> Problem details
Transcribe the listing that follows in full, omitting pictures.

> Data shown
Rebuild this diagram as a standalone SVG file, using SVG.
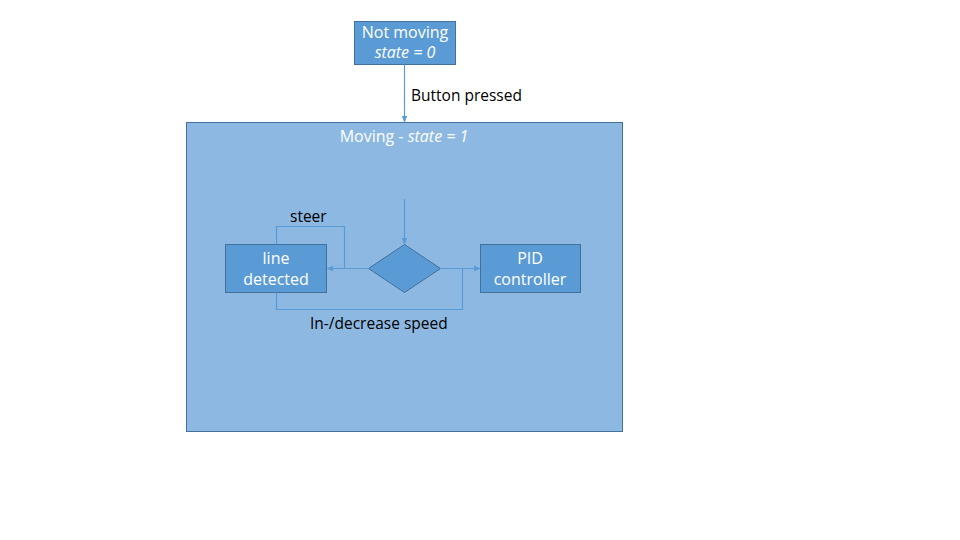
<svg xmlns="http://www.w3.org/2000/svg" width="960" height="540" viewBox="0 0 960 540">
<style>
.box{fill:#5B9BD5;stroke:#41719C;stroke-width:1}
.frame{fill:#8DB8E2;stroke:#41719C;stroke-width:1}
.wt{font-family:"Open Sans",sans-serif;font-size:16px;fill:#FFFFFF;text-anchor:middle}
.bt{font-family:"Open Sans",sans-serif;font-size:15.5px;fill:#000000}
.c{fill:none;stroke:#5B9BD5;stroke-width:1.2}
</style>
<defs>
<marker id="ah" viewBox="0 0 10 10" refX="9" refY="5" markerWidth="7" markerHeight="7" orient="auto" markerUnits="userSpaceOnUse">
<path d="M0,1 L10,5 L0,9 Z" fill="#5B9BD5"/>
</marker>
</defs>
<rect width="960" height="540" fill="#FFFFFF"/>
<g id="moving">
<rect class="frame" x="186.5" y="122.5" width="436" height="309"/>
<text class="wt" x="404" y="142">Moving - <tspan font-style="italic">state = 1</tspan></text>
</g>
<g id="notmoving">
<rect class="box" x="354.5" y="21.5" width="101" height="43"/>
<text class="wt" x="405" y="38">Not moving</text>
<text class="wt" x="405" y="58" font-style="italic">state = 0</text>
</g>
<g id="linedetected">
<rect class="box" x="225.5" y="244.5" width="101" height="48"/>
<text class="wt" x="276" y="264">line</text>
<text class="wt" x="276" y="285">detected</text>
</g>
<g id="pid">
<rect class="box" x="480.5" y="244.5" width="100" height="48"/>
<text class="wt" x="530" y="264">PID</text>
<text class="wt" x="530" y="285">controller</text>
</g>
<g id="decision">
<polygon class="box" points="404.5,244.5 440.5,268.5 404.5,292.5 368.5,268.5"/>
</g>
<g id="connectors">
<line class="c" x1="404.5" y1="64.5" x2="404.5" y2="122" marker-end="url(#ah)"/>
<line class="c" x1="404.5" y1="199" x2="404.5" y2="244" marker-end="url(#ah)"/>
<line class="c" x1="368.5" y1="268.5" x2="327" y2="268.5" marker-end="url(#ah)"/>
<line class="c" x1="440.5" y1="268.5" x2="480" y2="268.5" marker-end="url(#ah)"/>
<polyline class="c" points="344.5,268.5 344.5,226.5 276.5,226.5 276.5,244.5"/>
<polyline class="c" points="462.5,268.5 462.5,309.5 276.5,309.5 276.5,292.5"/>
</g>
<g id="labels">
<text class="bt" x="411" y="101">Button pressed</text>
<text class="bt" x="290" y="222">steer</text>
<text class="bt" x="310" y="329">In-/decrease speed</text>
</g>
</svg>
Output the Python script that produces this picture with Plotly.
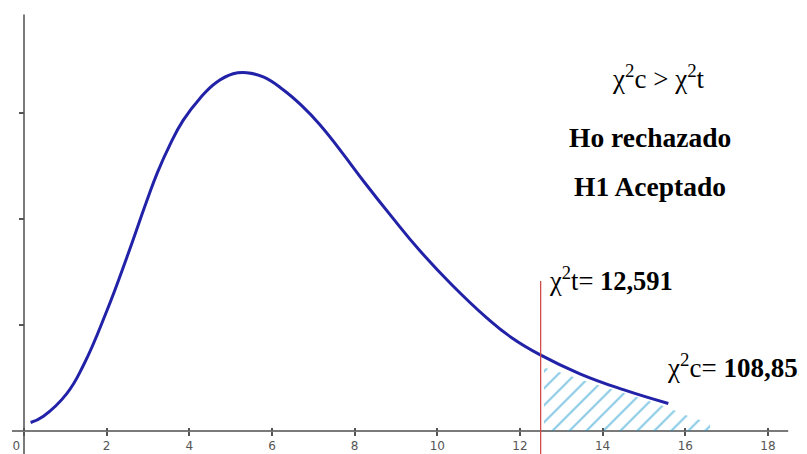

> Response
Rebuild this diagram as a standalone SVG file, using SVG.
<svg xmlns="http://www.w3.org/2000/svg" width="960" height="540" viewBox="0 0 960 540">
<style>
.box{fill:#5B9BD5;stroke:#41719C;stroke-width:1}
.frame{fill:#8DB8E2;stroke:#41719C;stroke-width:1}
.wt{font-family:"Open Sans",sans-serif;font-size:16px;fill:#FFFFFF;text-anchor:middle}
.bt{font-family:"Open Sans",sans-serif;font-size:15.5px;fill:#000000}
.c{fill:none;stroke:#5B9BD5;stroke-width:1.2}
</style>
<defs>
<marker id="ah" viewBox="0 0 10 10" refX="9" refY="5" markerWidth="7" markerHeight="7" orient="auto" markerUnits="userSpaceOnUse">
<path d="M0,1 L10,5 L0,9 Z" fill="#5B9BD5"/>
</marker>
</defs>
<rect width="960" height="540" fill="#FFFFFF"/>
<g id="moving">
<rect class="frame" x="186.5" y="122.5" width="436" height="309"/>
<text class="wt" x="404" y="142">Moving - <tspan font-style="italic">state = 1</tspan></text>
</g>
<g id="notmoving">
<rect class="box" x="354.5" y="21.5" width="101" height="43"/>
<text class="wt" x="405" y="38">Not moving</text>
<text class="wt" x="405" y="58" font-style="italic">state = 0</text>
</g>
<g id="linedetected">
<rect class="box" x="225.5" y="244.5" width="101" height="48"/>
<text class="wt" x="276" y="264">line</text>
<text class="wt" x="276" y="285">detected</text>
</g>
<g id="pid">
<rect class="box" x="480.5" y="244.5" width="100" height="48"/>
<text class="wt" x="530" y="264">PID</text>
<text class="wt" x="530" y="285">controller</text>
</g>
<g id="decision">
<polygon class="box" points="404.5,244.5 440.5,268.5 404.5,292.5 368.5,268.5"/>
</g>
<g id="connectors">
<line class="c" x1="404.5" y1="64.5" x2="404.5" y2="122" marker-end="url(#ah)"/>
<line class="c" x1="404.5" y1="199" x2="404.5" y2="244" marker-end="url(#ah)"/>
<line class="c" x1="368.5" y1="268.5" x2="327" y2="268.5" marker-end="url(#ah)"/>
<line class="c" x1="440.5" y1="268.5" x2="480" y2="268.5" marker-end="url(#ah)"/>
<polyline class="c" points="344.5,268.5 344.5,226.5 276.5,226.5 276.5,244.5"/>
<polyline class="c" points="462.5,268.5 462.5,309.5 276.5,309.5 276.5,292.5"/>
</g>
<g id="labels">
<text class="bt" x="411" y="101">Button pressed</text>
<text class="bt" x="290" y="222">steer</text>
<text class="bt" x="310" y="329">In-/decrease speed</text>
</g>
</svg>
Output the Python script that produces this picture with Plotly.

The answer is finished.